Han pasado casi sesenta años desde que Hannah Arendt publicó -en 1963- su célebre libro Eichmann en Jerusalén. Un informe sobre la banalidad del mal. El texto recoge los reportajes de Arendt como corresponsal del diario The New Yorker para el juicio celebrado en contra del funcionario nazi Adolf Eichmann; un juicio organizado por el Estado de Israel para juzgar crímenes de lesa humanidad perpetrados en contra el pueblo judío durante la Segunda Guerra Mundial.
Palabras más, palabras menos, Eichmann fue el encargado de mantener el funcionamiento operativo de los campos de concentración en los que se exterminaron a millones de judíos. Su responsabilidad moral era incuestionable. Sin embargo, a lo largo del juicio Arendt constata la puesta en escena de un personaje cínicamente monstruoso. Una conciencia abolida sin ningún atisbo de culpa o sentimiento de mal por haber sido el principal ejecutor de la “solución final a la cuestión judía”. Eichmann se tenía a sí mismo por inocente. Incluso, por patriota y por hombre honrado que alojaba en su alma la satisfacción del deber cumplido…
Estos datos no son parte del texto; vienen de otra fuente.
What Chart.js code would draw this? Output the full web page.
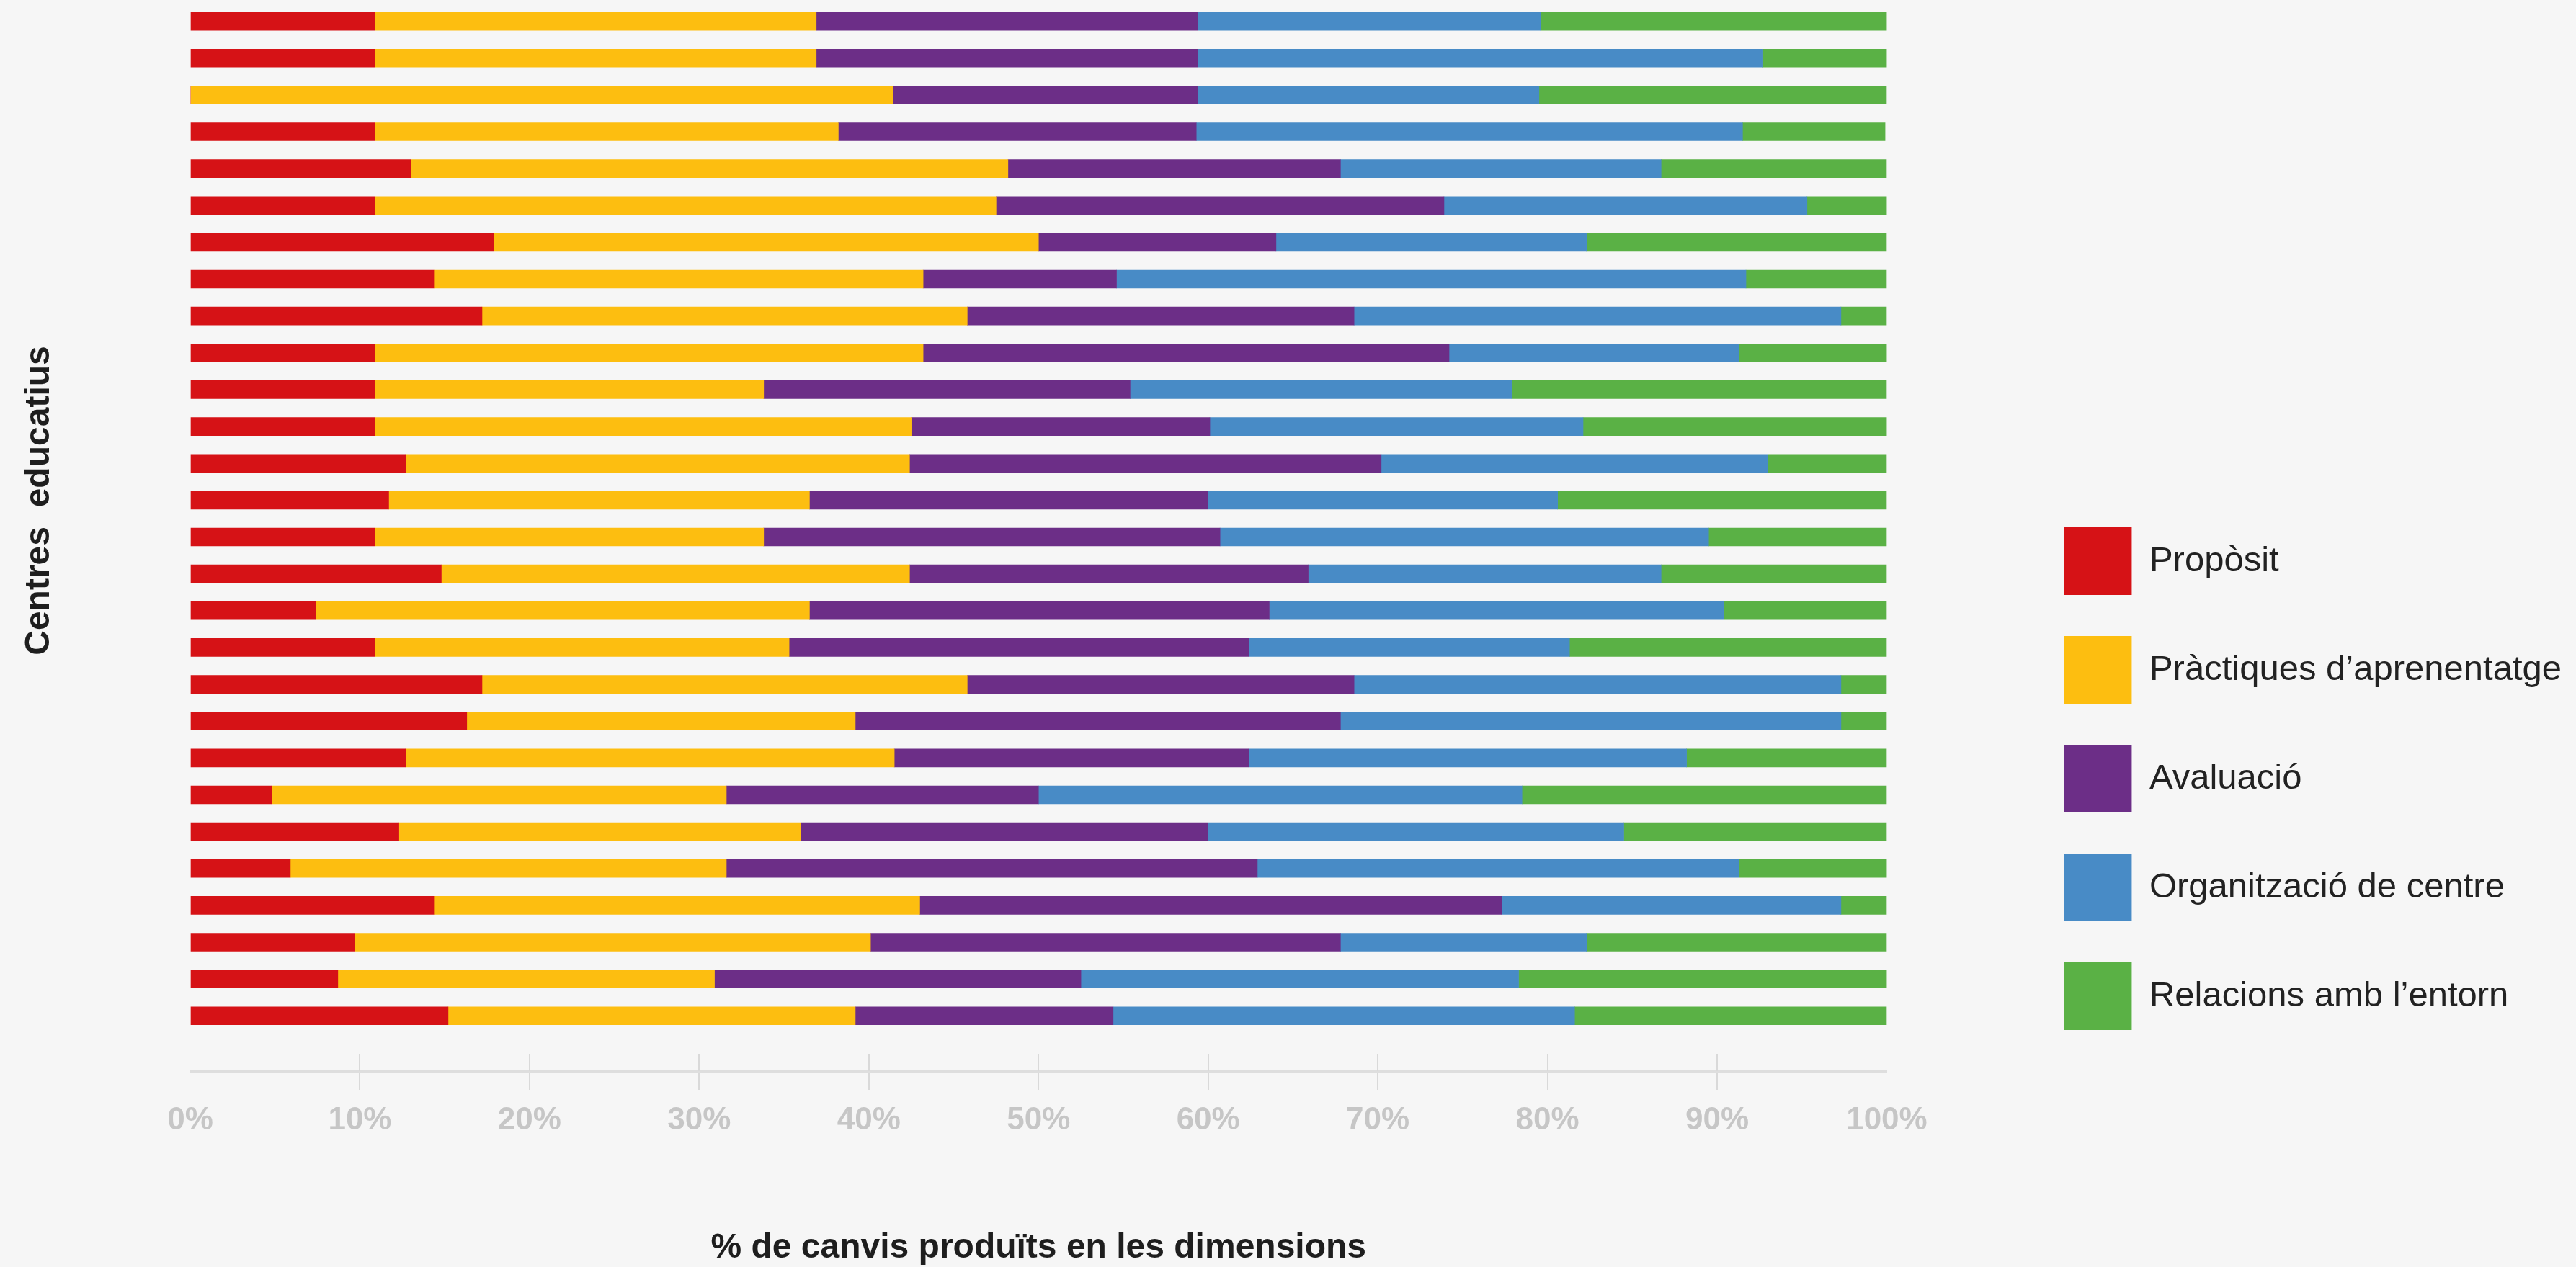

Pero, ¿cómo justificaba Eichmann la “quietud” de su conciencia? De varias maneras. Con diferentes “argumentos”. Primero, el obedecer órdenes superiores. Segundo, haber obrado kantianamente conforme a la ley formal establecida por el Führer. Tercero, el trabajo bien hecho: su empresa de aniquilación fue acometida con eficacia excepcional. Y cuarto, acaso lo más espeluznante, el silencio y consentimiento de los alemanes: “(…) según dijo Eichmann, el factor que más contribuyó a tranquilizar su conciencia fue el simple hecho de no hallar a nadie, absolutamente a nadie, que se mostrara contrario a la solución final” (Arendt).
Mutatis mutandis, y teniendo en cuenta lo referido anteriormente sobre Eichmann, aparece en el horizonte Rafael Lacava. Gobernador de Carabobo, militante del PSUV y-según él mismo ha expresado en reiteradas oportunidades- madurista acérrimo. Una “estrella fulgurante” de la política nacional dentro y fuera de la dictadura. Y este es un fenómeno que debe llevar a la reflexión de todos los venezolanos, especialmente de los carabobeños.
El brillo de esa figura política que se cobija bajo la estética de un vampiro refleja la degeneración moral de la vida pública venezolana. No hay duda de la injusticia que subyace en su actuación. Sirve a la dictadura. Y, lamentablemente, la popularidad del vampiro devela una relación de “representación política” del pueblo carabobeño que es, por decir lo menos, patológica. Por un lado, Drácula pretende imponer con su verbo y con su acción una moral pública de procacidad e intemperancia que no representa los valores de la venezolanidad. Los carabobeños y los venezolanos no somos así. Pero, por otro lado, ocurre con Lacava lo que Hannah Arendt describió como una “morbosa atracción al mal”, que lleva al ciudadano común a sentirse deslumbrado por la audaz encarnación de la injusticia por parte de un poderoso. En síntesis: Drácula no representa la esencia de la moral criolla, pero sí logra sacar lo peor de lo que somos capaces los venezolanos y, a pesar de ello, quedar justificado ante la opinión pública.
Ahora bien, ¿cómo se justifica Rafael Lacava ante la opinión pública? De la misma manera que Eichmann, lo cual preocupa sobremanera e increpa a un examen de conciencia de pueblo: (i) Obedece órdenes superiores porque sirve al proyecto de dominación del madurismo; (ii) Simula trabajar con “eficacia” con una supuesta buena gestión de gobierno y, lo más inquietante, (iii) Despierta simpatías en la opinión pública.
Así las cosas… Rafael Lacava implica un problema de calado ético en las entrañas del pueblo de Venezuela: la banalidad del mal. Por eso, la tarea de todos es impedir que la hipocresía y la corrupción morales continúen cegando la conciencia de los venezolanos y socaven las bases de una convivencia de justicia en el país. Y en ello los carabobeños tenemos una enorme responsabilidad que debemos asumir con sentido de futuro y de reconstrucción de patria: no podemos seguir consintiendo la farsa de Drácula ni ser copartícipes de la banalidad del mal.